» Collected material:
+ + + + +
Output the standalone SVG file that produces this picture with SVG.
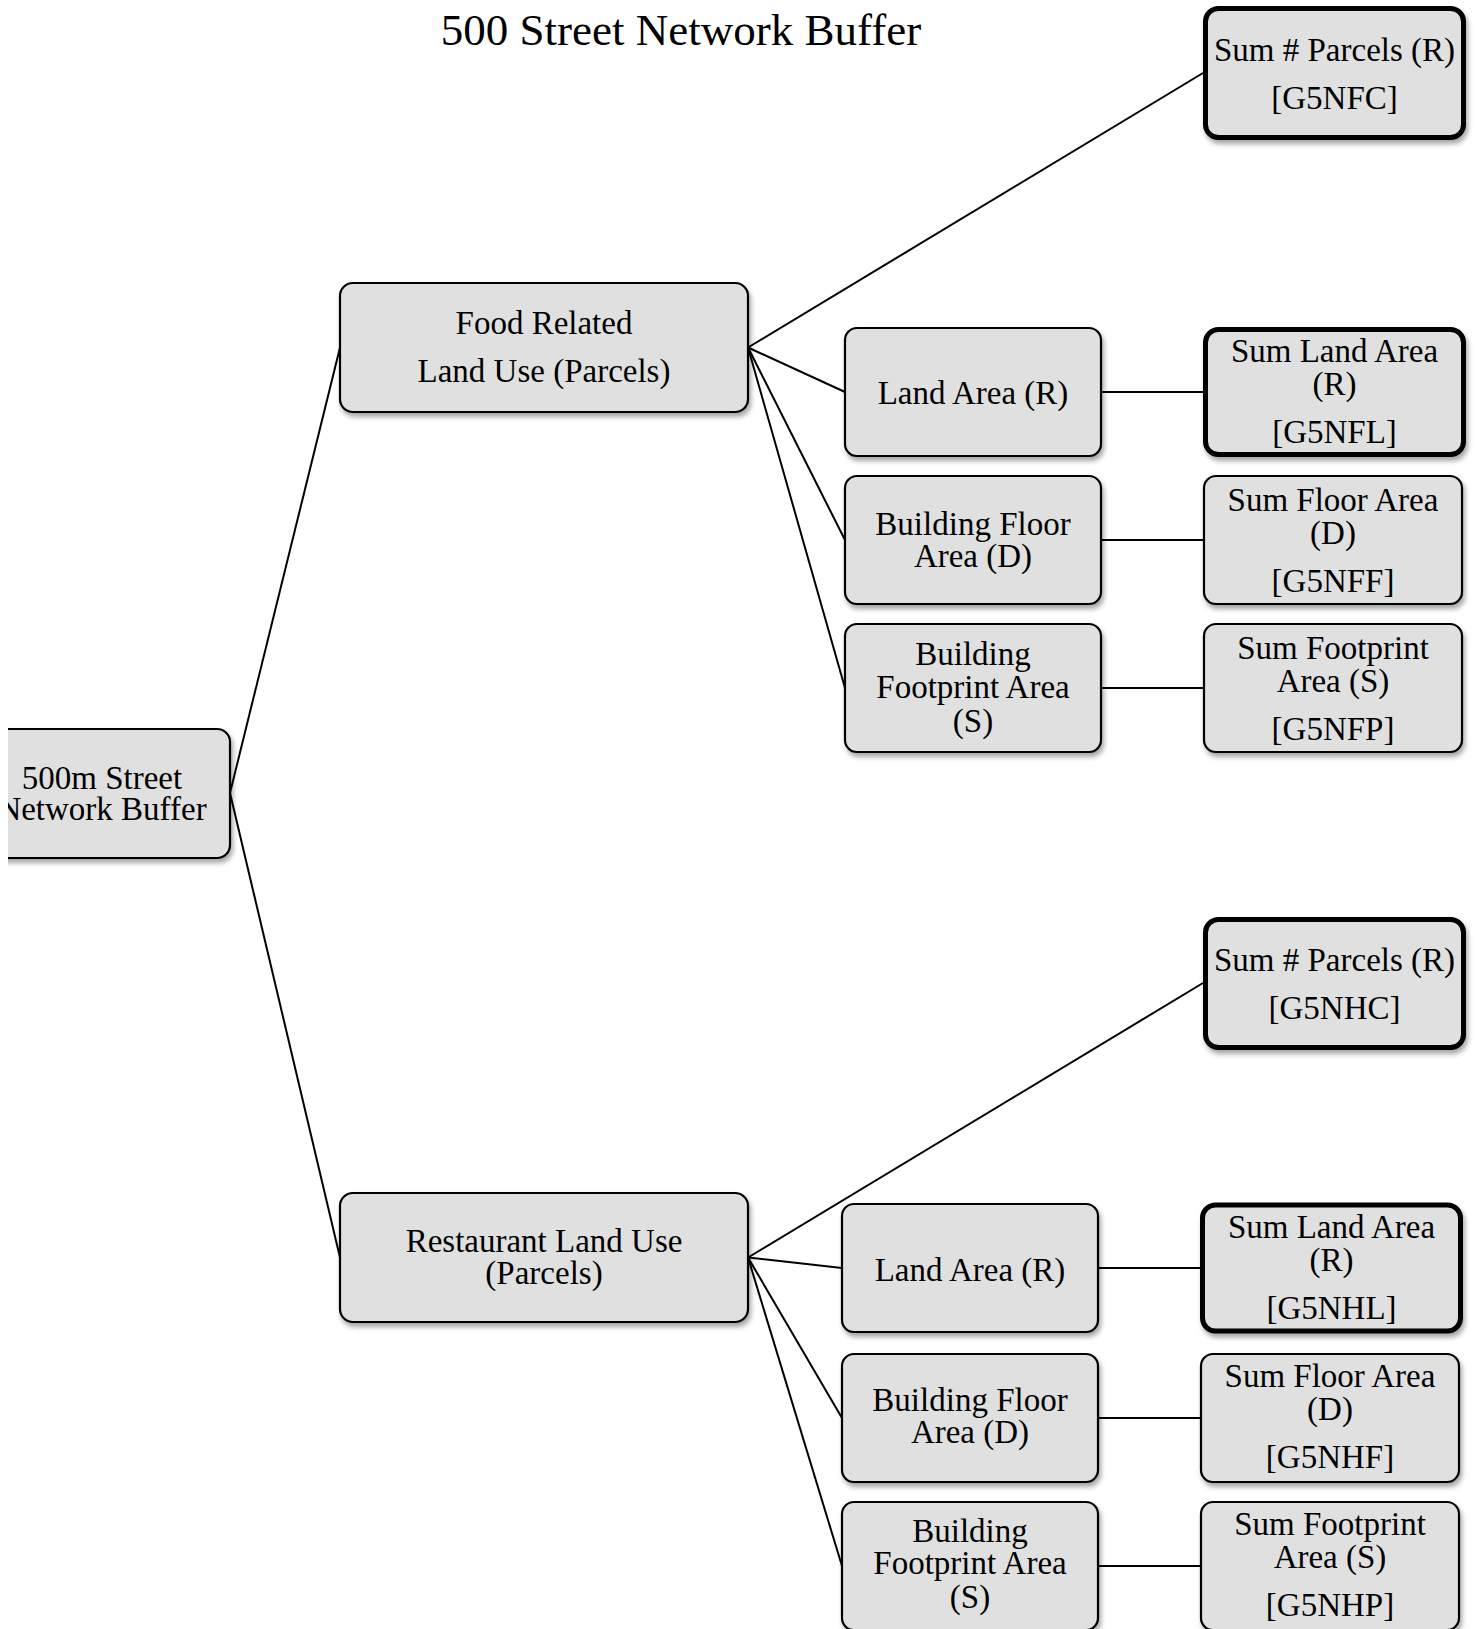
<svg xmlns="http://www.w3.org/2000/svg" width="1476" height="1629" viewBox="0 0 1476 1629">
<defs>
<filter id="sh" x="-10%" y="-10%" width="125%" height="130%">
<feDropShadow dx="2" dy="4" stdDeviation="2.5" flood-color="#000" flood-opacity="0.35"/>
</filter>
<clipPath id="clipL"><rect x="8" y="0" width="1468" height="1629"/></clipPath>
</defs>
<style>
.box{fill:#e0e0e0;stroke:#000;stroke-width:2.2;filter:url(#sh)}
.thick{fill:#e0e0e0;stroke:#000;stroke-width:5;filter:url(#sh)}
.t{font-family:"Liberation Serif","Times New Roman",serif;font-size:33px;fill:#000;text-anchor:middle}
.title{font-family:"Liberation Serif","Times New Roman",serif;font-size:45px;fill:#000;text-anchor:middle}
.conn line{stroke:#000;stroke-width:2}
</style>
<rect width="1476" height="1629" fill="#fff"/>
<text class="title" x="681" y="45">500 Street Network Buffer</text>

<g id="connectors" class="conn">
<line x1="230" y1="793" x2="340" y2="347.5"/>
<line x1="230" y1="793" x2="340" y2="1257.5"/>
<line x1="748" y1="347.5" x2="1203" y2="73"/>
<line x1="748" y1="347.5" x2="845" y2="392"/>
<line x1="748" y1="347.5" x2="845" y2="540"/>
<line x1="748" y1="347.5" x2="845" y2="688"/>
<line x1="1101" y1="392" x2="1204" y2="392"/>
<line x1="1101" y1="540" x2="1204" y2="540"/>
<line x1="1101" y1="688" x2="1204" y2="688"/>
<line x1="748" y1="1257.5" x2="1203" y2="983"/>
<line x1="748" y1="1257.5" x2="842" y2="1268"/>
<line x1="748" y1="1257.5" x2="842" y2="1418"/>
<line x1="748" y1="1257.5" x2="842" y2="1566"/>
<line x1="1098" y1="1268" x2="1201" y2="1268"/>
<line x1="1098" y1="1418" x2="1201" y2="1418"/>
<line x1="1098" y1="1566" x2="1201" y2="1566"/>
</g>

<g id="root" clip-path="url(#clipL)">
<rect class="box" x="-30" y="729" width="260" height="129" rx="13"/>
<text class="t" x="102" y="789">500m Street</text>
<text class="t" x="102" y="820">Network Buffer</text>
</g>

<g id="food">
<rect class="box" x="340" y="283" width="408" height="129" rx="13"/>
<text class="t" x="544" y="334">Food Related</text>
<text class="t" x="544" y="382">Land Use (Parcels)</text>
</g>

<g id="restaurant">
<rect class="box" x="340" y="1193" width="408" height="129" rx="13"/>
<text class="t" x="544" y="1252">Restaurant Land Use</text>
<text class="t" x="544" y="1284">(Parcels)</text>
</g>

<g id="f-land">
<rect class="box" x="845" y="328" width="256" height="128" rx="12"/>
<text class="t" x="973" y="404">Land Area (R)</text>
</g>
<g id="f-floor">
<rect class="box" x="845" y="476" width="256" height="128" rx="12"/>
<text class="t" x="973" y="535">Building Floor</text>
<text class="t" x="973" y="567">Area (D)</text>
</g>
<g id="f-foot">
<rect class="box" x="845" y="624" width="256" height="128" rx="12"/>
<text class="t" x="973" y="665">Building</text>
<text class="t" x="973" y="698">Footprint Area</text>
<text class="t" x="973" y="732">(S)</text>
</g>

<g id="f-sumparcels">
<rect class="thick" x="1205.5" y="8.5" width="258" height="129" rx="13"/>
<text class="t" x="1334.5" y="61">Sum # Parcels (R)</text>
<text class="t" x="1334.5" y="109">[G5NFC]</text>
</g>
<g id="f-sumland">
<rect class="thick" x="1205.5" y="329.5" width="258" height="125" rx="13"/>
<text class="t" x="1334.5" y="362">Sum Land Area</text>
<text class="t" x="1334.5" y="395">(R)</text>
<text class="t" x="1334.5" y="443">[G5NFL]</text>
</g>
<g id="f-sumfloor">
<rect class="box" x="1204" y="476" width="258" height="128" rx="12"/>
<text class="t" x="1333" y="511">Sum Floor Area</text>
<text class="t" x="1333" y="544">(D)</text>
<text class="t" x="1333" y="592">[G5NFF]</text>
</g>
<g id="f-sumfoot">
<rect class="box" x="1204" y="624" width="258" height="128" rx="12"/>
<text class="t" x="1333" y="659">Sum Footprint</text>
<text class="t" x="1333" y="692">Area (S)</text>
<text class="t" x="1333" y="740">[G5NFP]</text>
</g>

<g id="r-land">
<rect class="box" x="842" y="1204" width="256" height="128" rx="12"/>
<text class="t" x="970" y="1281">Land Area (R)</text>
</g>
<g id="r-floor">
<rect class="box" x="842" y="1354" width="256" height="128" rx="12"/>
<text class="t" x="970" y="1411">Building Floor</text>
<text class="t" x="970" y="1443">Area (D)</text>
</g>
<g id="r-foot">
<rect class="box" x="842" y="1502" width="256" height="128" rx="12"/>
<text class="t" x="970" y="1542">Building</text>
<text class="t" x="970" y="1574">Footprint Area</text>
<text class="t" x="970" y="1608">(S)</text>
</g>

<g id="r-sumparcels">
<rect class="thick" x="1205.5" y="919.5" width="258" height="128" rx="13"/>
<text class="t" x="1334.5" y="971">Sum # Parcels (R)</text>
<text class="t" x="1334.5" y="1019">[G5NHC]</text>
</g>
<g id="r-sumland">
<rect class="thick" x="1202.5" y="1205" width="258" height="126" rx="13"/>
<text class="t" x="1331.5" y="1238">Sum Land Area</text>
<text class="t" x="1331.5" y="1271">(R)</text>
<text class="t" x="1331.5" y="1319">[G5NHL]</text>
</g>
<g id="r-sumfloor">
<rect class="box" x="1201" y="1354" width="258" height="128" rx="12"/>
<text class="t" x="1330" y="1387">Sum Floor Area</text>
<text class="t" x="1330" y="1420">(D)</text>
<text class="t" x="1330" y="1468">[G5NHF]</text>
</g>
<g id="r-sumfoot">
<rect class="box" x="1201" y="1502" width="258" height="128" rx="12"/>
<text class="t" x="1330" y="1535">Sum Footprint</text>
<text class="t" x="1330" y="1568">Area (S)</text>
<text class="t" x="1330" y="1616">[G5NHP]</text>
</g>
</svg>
+ + + + +
» Stated task:
Take the lines from the start of the material to the line with "Street Network Buffer</text>", both included, and transcribe them exactly without the pictures.

» Complete answer:
Output the standalone SVG file that produces this picture with SVG.
<svg xmlns="http://www.w3.org/2000/svg" width="1476" height="1629" viewBox="0 0 1476 1629">
<defs>
<filter id="sh" x="-10%" y="-10%" width="125%" height="130%">
<feDropShadow dx="2" dy="4" stdDeviation="2.5" flood-color="#000" flood-opacity="0.35"/>
</filter>
<clipPath id="clipL"><rect x="8" y="0" width="1468" height="1629"/></clipPath>
</defs>
<style>
.box{fill:#e0e0e0;stroke:#000;stroke-width:2.2;filter:url(#sh)}
.thick{fill:#e0e0e0;stroke:#000;stroke-width:5;filter:url(#sh)}
.t{font-family:"Liberation Serif","Times New Roman",serif;font-size:33px;fill:#000;text-anchor:middle}
.title{font-family:"Liberation Serif","Times New Roman",serif;font-size:45px;fill:#000;text-anchor:middle}
.conn line{stroke:#000;stroke-width:2}
</style>
<rect width="1476" height="1629" fill="#fff"/>
<text class="title" x="681" y="45">500 Street Network Buffer</text>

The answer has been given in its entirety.